Giuseppe Potenza, segretario regionale DC-Libertas Basilicata: dove sono finite le componenti cattoliche dentro e fuori il PD?
Dove sono finite le componenti del Pd lucano che si richiamano, da sempre, al pensiero cattolico? E dove sono finiti gli altri – partiti, associazioni, movimenti – che non sono nel Pd ma, dall’esterno, possono dare un contributo per il superamento dell’impasse in cui si trova il Pd, facendo prevalere i valori e i bisogni dei credenti, delle famiglie, dei ceti sociali più deboli? Sono due interrogativi per nulla scontati e ancora più pesanti dopo la conferenza stampa di ieri del Presidente Pittella. Per noi prima di pensare ai “verdiniani in salsa lucana” o a non meglio precisate offerte di soccorso al Governatore da parte di non meglio precisate aree moderate e riformatrici, contraddistinte in pasato da atteggiamenti poco responsabili, sarebbe bene richiamare alle armi e mettere al servizio del “gladiatore” i cattolici. La nostra convinzione non è certamente una scelta maturata di improvviso, come folgorazione sulla via di Damasco, perché da sempre le vicende di profonda lacerazione del Pd ci preoccupano e “allarmano” i cattolici impegnati in politica che guardano con speranza al futuro dell’intera regione e di conseguenza alle nuove opportunità di benessere sociale.
In proposito, mi vengono in mente le parole dell’editoriale della rivista Civiltà cattolica di Padre Occhetta impegnato a misurare il grado di cattolicesimo presente nell’azione politica di Matteo Renzi: “Il baricentro a cui punta Renzi è strettamente intrecciato con la radice cattolica; è dunque una ‘radice che nutre’ e non una presenza organizzata che ispira un’azione del mondo cattolico, nonostante permanga un legame profondo della società con la cultura e la tradizione cattolica. Può bastare?”. Per noi la risposta secca, decisa e convinta è negativa. E dunque come sta accadendo per Pittella è tornato il tempo in cui i cattolici hanno l’obbligo morale di uscire dalle sacrestie e invadere il mondo seminando testimonianze di vita verace. E’ giunto il tempo in cui tutelare gli interessi di tutti e gestire la cosa pubblica con onestà e trasparenza deve essere sinonimo di preghiera. Una preghiera fatta non solo di parole sia pure belle, ma di gesti concreti perchè la politica ritorni servizio delle nostre comunità. Papa Francesco nello “storico intervento” da Strasburgo ha invitato i cattolici all’impegno sociale e politico. Assai confusa, tuttavia, è ancora la situazione esistente, non solo e non tanto nella diversa distribuzione delle presenze cattoliche nei vecchi partiti ormai esausti, espressione di una realtà politica in via di convulsa trasformazione, ma anche nello stesso retroterra cattolico, tanto sul versante del variegato e complesso associazionismo cattolico che su quello della gerarchia ecclesiastica.

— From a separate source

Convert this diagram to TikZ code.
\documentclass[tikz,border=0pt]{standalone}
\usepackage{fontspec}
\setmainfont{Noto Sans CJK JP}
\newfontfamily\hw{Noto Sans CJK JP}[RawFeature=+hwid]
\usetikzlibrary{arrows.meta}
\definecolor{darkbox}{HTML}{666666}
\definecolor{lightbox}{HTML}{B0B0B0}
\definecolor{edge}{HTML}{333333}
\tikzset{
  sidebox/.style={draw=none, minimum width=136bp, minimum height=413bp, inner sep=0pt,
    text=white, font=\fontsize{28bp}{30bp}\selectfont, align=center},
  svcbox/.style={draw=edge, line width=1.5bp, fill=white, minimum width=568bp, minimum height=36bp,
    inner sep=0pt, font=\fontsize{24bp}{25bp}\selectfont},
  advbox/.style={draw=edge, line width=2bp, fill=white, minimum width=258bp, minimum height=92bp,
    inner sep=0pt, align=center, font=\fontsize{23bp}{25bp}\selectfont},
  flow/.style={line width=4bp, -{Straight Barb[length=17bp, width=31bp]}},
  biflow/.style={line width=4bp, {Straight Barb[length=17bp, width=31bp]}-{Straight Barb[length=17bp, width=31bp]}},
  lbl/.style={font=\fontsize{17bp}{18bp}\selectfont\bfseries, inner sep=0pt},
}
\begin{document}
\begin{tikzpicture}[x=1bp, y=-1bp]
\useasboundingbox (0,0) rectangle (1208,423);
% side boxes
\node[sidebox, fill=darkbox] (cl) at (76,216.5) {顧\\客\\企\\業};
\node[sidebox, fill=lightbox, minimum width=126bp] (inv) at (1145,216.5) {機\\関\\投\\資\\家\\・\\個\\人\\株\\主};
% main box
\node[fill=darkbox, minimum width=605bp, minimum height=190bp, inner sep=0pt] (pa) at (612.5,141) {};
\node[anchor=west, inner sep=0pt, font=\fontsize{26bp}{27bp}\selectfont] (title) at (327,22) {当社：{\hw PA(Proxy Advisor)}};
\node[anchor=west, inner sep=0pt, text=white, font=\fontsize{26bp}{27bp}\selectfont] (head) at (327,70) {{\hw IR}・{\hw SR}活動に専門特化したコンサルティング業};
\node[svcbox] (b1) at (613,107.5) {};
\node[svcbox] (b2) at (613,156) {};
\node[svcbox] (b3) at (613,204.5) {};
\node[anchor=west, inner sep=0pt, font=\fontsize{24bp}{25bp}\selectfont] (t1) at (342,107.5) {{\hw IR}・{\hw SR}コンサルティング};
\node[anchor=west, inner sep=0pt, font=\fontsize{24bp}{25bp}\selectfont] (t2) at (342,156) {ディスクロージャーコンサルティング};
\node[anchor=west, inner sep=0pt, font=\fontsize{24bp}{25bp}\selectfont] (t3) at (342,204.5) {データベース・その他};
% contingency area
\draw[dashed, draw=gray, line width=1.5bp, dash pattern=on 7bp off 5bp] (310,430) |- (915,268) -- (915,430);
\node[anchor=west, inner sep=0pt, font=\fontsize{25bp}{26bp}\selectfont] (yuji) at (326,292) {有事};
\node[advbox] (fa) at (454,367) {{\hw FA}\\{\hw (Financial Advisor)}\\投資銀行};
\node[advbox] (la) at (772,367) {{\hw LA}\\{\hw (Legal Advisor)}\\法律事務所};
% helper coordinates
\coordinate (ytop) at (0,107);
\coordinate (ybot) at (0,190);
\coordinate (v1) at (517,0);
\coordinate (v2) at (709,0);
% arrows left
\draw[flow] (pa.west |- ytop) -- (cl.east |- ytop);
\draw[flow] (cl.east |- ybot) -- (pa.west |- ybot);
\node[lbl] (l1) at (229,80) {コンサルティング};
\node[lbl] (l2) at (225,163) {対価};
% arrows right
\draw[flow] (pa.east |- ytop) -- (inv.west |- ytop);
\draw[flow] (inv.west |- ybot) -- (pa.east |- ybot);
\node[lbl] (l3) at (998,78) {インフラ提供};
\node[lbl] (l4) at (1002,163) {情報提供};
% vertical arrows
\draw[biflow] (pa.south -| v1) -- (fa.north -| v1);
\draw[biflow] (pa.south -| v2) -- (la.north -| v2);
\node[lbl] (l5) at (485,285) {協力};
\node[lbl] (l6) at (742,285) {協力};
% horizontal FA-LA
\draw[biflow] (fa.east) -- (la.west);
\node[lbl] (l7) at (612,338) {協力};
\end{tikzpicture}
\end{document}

Un’ indagine Ipsos rivela come le parole alle quali ci si sente più vicini, che suscitano sentimenti fortemente positivi, sono quelle che richiamano comunità e coesione: famiglia solidarietà, partecipazione, lavoro e bene comune. Da qui si deve ripartire per ridare fiducia ai cattolici. Ma perchè il processo di nuovo protagonismo dei cattolici in politica vada avanti è indispensabile per i cattolici individuare il contenitore della buona politica. Più che un atteggiamento, un cattolico con responsabilità nelle istituzioni deve spendersi per un progetto di vita.
“Siate indipendenti. Non guardate al domani, ma al dopodomani”. Sono parole di Aldo Moro in una lettera a Zaccagnini durante la sua prigionia. Quasi un monito per la seconda Repubblica alle prese con un passaggio altrettanto cruciale quanto quello del compromesso storico, quello delle larghe intese. E sono proprio le parole di Moro che possono diventare il motivo di impegno dei cattolici in politica, orgogliosamente protagonisti della stagione del compromesso storico, a farsi promotori di un’altra stagione di compromesso tra le anime-correnti-gruppi del Pd e nel centrosinistra, facendo prevalere quella ragione di Stato che ha segnato negli anni settanta la vita della Repubblica e che da noi si chiama Basilicata Bene Comune, che ha ispirato Pittella nei primi due anni di governo regionale e a cui continuiamo a credere.